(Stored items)
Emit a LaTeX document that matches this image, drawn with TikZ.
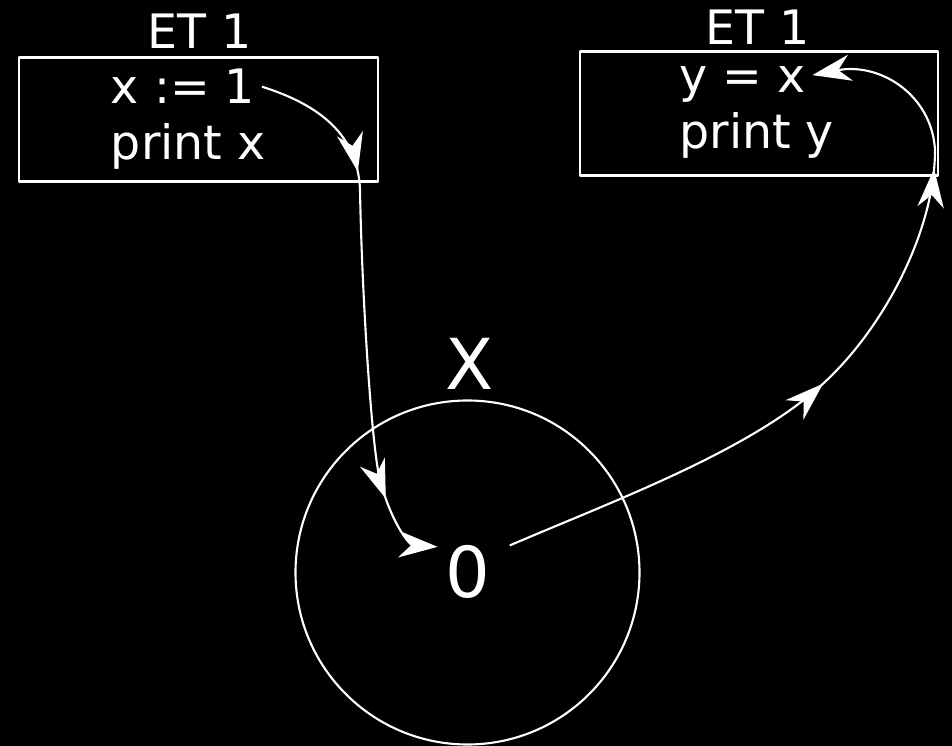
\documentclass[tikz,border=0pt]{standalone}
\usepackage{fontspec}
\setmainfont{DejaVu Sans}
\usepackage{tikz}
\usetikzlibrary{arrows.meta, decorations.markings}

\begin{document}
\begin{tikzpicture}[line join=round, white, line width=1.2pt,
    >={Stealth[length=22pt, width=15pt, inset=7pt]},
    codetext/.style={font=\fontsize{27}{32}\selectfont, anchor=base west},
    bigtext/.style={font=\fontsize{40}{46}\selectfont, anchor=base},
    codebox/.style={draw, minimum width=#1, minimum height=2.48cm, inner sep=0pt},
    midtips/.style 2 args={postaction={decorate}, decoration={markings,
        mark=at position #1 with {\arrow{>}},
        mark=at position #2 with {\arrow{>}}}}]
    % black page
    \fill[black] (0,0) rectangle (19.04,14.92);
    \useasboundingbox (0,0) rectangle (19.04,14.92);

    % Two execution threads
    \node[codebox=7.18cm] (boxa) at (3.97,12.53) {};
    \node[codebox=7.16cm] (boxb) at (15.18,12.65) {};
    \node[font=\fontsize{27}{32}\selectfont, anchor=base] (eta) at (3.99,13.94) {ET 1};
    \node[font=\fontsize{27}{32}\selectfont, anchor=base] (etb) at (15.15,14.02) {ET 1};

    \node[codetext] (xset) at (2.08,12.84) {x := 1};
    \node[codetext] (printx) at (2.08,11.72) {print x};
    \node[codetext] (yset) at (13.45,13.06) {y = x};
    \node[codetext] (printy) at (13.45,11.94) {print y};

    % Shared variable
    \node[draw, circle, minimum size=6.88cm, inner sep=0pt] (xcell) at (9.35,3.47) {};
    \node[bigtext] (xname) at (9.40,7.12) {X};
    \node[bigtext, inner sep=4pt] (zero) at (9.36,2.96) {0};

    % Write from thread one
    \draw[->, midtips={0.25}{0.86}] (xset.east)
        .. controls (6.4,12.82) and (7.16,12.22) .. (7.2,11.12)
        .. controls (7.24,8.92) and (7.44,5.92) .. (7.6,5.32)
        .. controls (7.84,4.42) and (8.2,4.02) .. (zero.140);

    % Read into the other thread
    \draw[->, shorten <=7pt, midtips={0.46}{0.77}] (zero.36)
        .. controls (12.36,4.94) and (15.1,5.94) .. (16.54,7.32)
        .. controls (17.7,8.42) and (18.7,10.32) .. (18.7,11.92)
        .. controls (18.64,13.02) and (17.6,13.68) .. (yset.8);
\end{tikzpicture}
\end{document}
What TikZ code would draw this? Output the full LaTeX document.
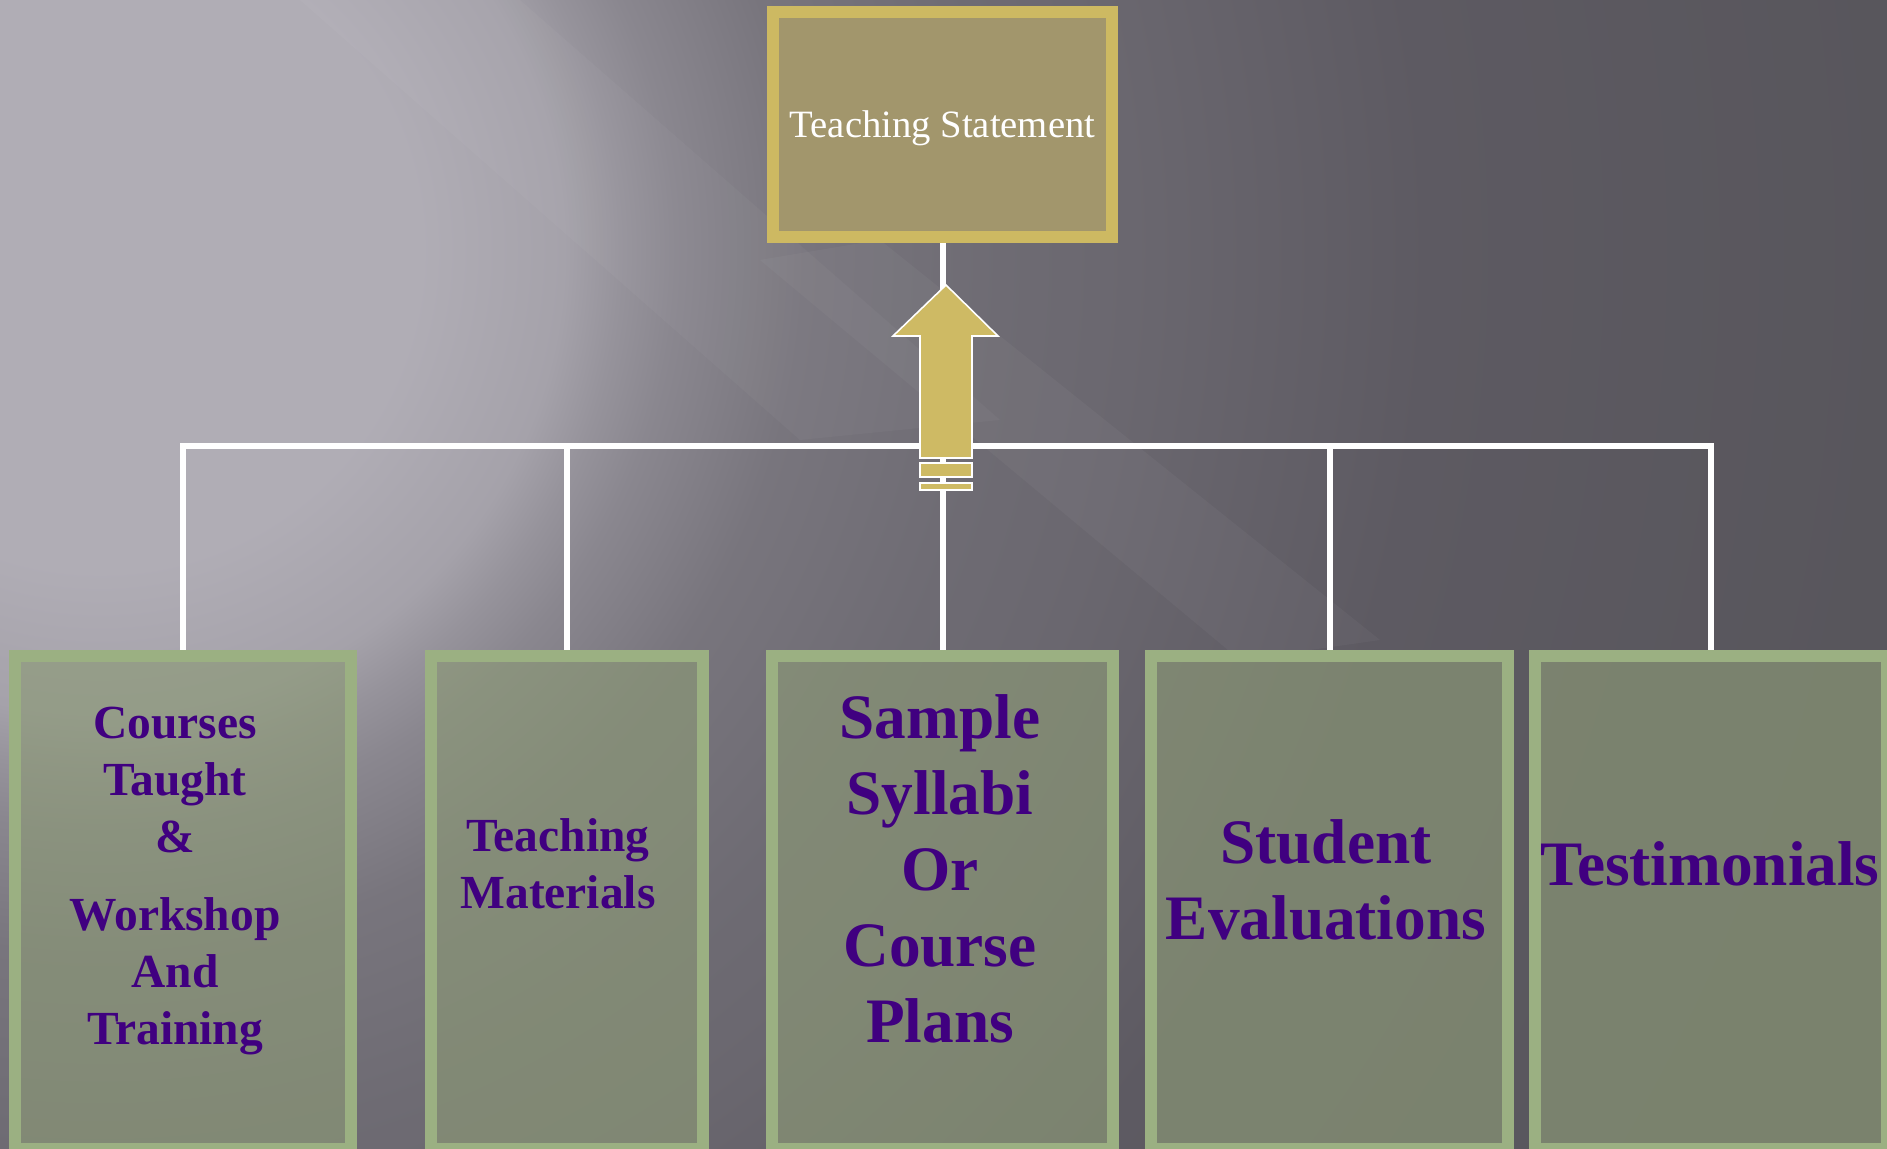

§ AIM OF THE EXERCISE
Repeat the listing above exactly, with no pictures.

§ FINAL ANSWER
Emit a LaTeX document that matches this image, drawn with TikZ.
\documentclass[tikz,border=0pt]{standalone}
\usepackage{fontspec}
\setmainfont{DejaVu Sans}
\usepackage{tikz}
\usetikzlibrary{arrows.meta, decorations.markings}

\begin{document}
\begin{tikzpicture}[line join=round, white, line width=1.2pt,
    >={Stealth[length=22pt, width=15pt, inset=7pt]},
    codetext/.style={font=\fontsize{27}{32}\selectfont, anchor=base west},
    bigtext/.style={font=\fontsize{40}{46}\selectfont, anchor=base},
    codebox/.style={draw, minimum width=#1, minimum height=2.48cm, inner sep=0pt},
    midtips/.style 2 args={postaction={decorate}, decoration={markings,
        mark=at position #1 with {\arrow{>}},
        mark=at position #2 with {\arrow{>}}}}]
    % black page
    \fill[black] (0,0) rectangle (19.04,14.92);
    \useasboundingbox (0,0) rectangle (19.04,14.92);

    % Two execution threads
    \node[codebox=7.18cm] (boxa) at (3.97,12.53) {};
    \node[codebox=7.16cm] (boxb) at (15.18,12.65) {};
    \node[font=\fontsize{27}{32}\selectfont, anchor=base] (eta) at (3.99,13.94) {ET 1};
    \node[font=\fontsize{27}{32}\selectfont, anchor=base] (etb) at (15.15,14.02) {ET 1};

    \node[codetext] (xset) at (2.08,12.84) {x := 1};
    \node[codetext] (printx) at (2.08,11.72) {print x};
    \node[codetext] (yset) at (13.45,13.06) {y = x};
    \node[codetext] (printy) at (13.45,11.94) {print y};

    % Shared variable
    \node[draw, circle, minimum size=6.88cm, inner sep=0pt] (xcell) at (9.35,3.47) {};
    \node[bigtext] (xname) at (9.40,7.12) {X};
    \node[bigtext, inner sep=4pt] (zero) at (9.36,2.96) {0};

    % Write from thread one
    \draw[->, midtips={0.25}{0.86}] (xset.east)
        .. controls (6.4,12.82) and (7.16,12.22) .. (7.2,11.12)
        .. controls (7.24,8.92) and (7.44,5.92) .. (7.6,5.32)
        .. controls (7.84,4.42) and (8.2,4.02) .. (zero.140);

    % Read into the other thread
    \draw[->, shorten <=7pt, midtips={0.46}{0.77}] (zero.36)
        .. controls (12.36,4.94) and (15.1,5.94) .. (16.54,7.32)
        .. controls (17.7,8.42) and (18.7,10.32) .. (18.7,11.92)
        .. controls (18.64,13.02) and (17.6,13.68) .. (yset.8);
\end{tikzpicture}
\end{document}
What TikZ code would draw this? Output the full LaTeX document.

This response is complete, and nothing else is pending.